“A Delicate Balance” Guthrie Theater

Earlier in the month, I got carried away by a special the Guthrie theater was offering, and bought tickets not only to the two plays I was interested in–Henry V and Two Gentlemen of Verona–but also to Edward Albee’s A Delicate Balance. This last was a mistake.

A tale of tension and anxiety in WASPy suburbs of the mid-sixties, the play’s slow pace was worsened by two intermissions. The set was beautiful, though, and I especially liked the splatter painting at its center, a hint of the chaos that underlies the delicate balance of the title. The individual performances were uniformly good (though I found Candy Buckley as Claire looked distractingly like my sister Sydney), but were overwhelmed by the overlong play.

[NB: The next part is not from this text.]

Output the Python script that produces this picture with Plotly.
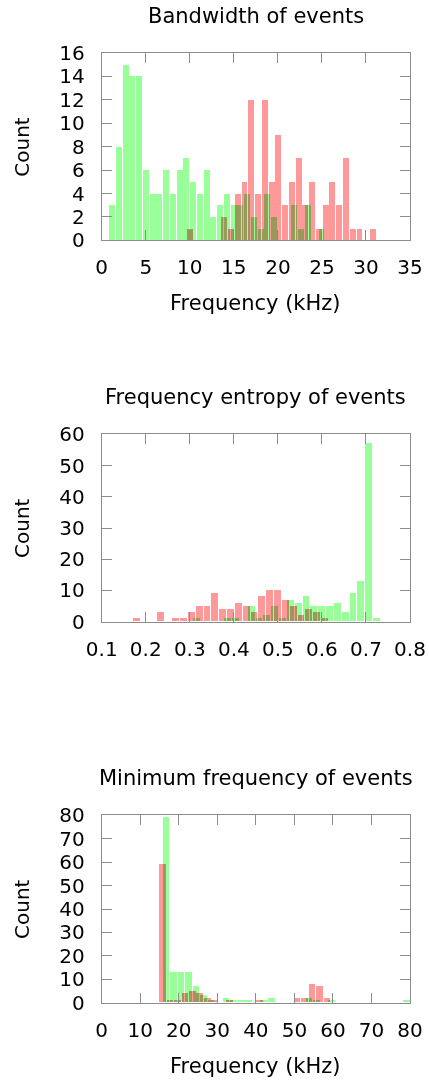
import plotly.graph_objects as go

# ---------------- data ----------------
# Panel 1: Bandwidth of events (kHz)
bw_red_start, bw_red_bin = 9.65, 0.768
bw_red_counts = [1, 0, 0, 0, 0, 2, 1, 4, 5, 12, 4, 12, 5, 9, 3, 5, 7, 3, 5, 1, 3, 5, 3, 7, 1, 1, 0, 1]
bw_green_start, bw_green_bin = 0.757, 0.767
bw_green_counts = [3, 8, 15, 14, 14, 6, 4, 4, 6, 4, 6, 7, 5, 4, 6, 2, 3, 4, 3, 3, 4, 2, 1, 4, 2, 0, 0, 3, 1, 3, 0, 1]

# Panel 2: Frequency entropy of events
en_red_start, en_red_bin = 0.1696, 0.01778
en_red_counts = [1, 0, 0, 3, 0, 1, 1, 3, 5, 5, 9, 4, 4, 6, 5, 3, 8, 10, 10, 7, 5, 2, 4, 3, 1]
en_green_start, en_green_bin = 0.3054, 0.01778
en_green_counts = [1, 0, 0, 0, 1, 1, 0, 5, 1, 2, 5, 1, 7, 6, 8, 5, 5, 5, 6, 3, 9, 13, 57, 1]

# Panel 3: Minimum frequency of events (kHz)
mf_red_start, mf_red_bin = 14.70, 1.94
mf_red_counts = [59, 1, 1, 4, 5, 4, 2, 1, 0, 1, 0, 0, 0, 1, 0, 0, 0, 0, 2, 2, 8, 7, 2]
mf_green_start, mf_green_bin = 15.65, 1.95
mf_green_counts = [79, 13, 13, 13, 7, 3, 1, 0, 2, 1, 1, 1, 0, 1, 2, 0, 0, 0, 0, 2, 1, 0, 1,
                   0, 0, 0, 0, 0, 0, 0, 0, 0, 1]

titles = ["Bandwidth of events", "Frequency entropy of events", "Minimum frequency of events"]
x_titles = ["Frequency (kHz)", "", "Frequency (kHz)"]
y_title = "Count"
x_ranges = [[0, 35], [0.1, 0.8], [0, 80]]
x_dticks = [5, 0.1, 10]
y_ranges = [[0, 16], [0, 60], [0, 80]]
y_dticks = [2, 10, 10]

# ---------------- figure ----------------
W, H = 429, 1080
FONT = "DejaVu Sans"
RED = "rgb(255,153,153)"
GREEN = "rgb(153,255,153)"
GRAY = "rgb(140,140,140)"

# plot areas in pixels (left, right, top, bottom)
plot_x = (101.7, 410.0)
plot_tops = [53.0, 434.3, 815.3]
plot_h = 187.4


def px_x(p):
    return p / W


def px_y(p):
    return 1 - p / H


fig = go.Figure()

series = [
    (bw_red_start, bw_red_bin, bw_red_counts, bw_green_start, bw_green_bin, bw_green_counts),
    (en_red_start, en_red_bin, en_red_counts, en_green_start, en_green_bin, en_green_counts),
    (mf_red_start, mf_red_bin, mf_red_counts, mf_green_start, mf_green_bin, mf_green_counts),
]

GAPF = 0.88
annotations = []
for i, (rs, rb, rc, gs, gb, gc) in enumerate(series):
    ax = "" if i == 0 else str(i + 1)
    xa, ya = "x" + ax, "y" + ax
    rx = [rs + rb * (k + 0.5) for k in range(len(rc))]
    gx = [gs + gb * (k + 0.5) for k in range(len(gc))]
    fig.add_trace(go.Bar(x=rx, y=rc, width=rb * GAPF, marker=dict(color=RED, line=dict(width=0)),
                         xaxis=xa, yaxis=ya, showlegend=False, hoverinfo="skip"))
    fig.add_trace(go.Bar(x=gx, y=gc, width=gb * GAPF, marker=dict(color=GREEN, line=dict(width=0)),
                         xaxis=xa, yaxis=ya, showlegend=False, hoverinfo="skip"))

    top = plot_tops[i]
    bottom = top + plot_h
    common = dict(showline=True, linecolor=GRAY, linewidth=1, mirror="allticks",
                  ticks="inside", ticklen=10, tickcolor=GRAY, tickwidth=1,
                  showgrid=False, zeroline=False, automargin=False,
                  tickfont=dict(family=FONT, size=20, color="black"))
    fig.update_layout(**{
        "xaxis" + ax: dict(domain=[px_x(plot_x[0]), px_x(plot_x[1])], range=x_ranges[i],
                           dtick=x_dticks[i], tick0=0, anchor=ya, ticklabelstandoff=9, **common),
        "yaxis" + ax: dict(domain=[px_y(bottom), px_y(top)], range=y_ranges[i],
                           dtick=y_dticks[i], tick0=0, anchor=xa, ticklabelstandoff=12, **common),
    })
    cx = (plot_x[0] + plot_x[1]) / 2
    annotations.append(dict(text=titles[i], x=px_x(cx), y=px_y(top - 37), xref="paper", yref="paper",
                            xanchor="center", yanchor="middle", showarrow=False,
                            font=dict(family=FONT, size=21, color="black")))
    if x_titles[i]:
        annotations.append(dict(text=x_titles[i], x=px_x(cx), y=px_y(bottom + 63), xref="paper",
                                yref="paper", xanchor="center", yanchor="middle", showarrow=False,
                                font=dict(family=FONT, size=21, color="black")))
    annotations.append(dict(text=y_title, x=px_x(22), y=px_y(top + plot_h / 2), xref="paper",
                            yref="paper", xanchor="center", yanchor="middle", textangle=-90,
                            showarrow=False, font=dict(family=FONT, size=20, color="black")))

fig.update_layout(width=W, height=H, margin=dict(l=0, r=0, t=0, b=0),
                  paper_bgcolor="white", plot_bgcolor="white", barmode="overlay",
                  annotations=annotations, bargap=0)

post = """
var gd = document.getElementById('{plot_id}');
gd.querySelectorAll('.barlayer .trace').forEach(function(t){ t.style.mixBlendMode = 'multiply'; });
"""
fig.write_html("out.html", post_script=post)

It so lost its tension by the end that I wondered less about the characters than about why I’d spent time and money to watch them.

Other reviews: TCDaily, Examiner, Star Tribune

2 Responses to ““A Delicate Balance” Guthrie Theater”

  1. Sydney Says:

    You MEANT to say, “looked distractingly like my sister Sydney in about 20 years” right?

  2. girldetective Says:

    Um, of course I did. But she looked fab up on stage–from the audience, she looked ageless–could have been anything from 30s on up. That’s why it was so distracting. But yes, both her character and the actress have at least one, if not two, decades on you.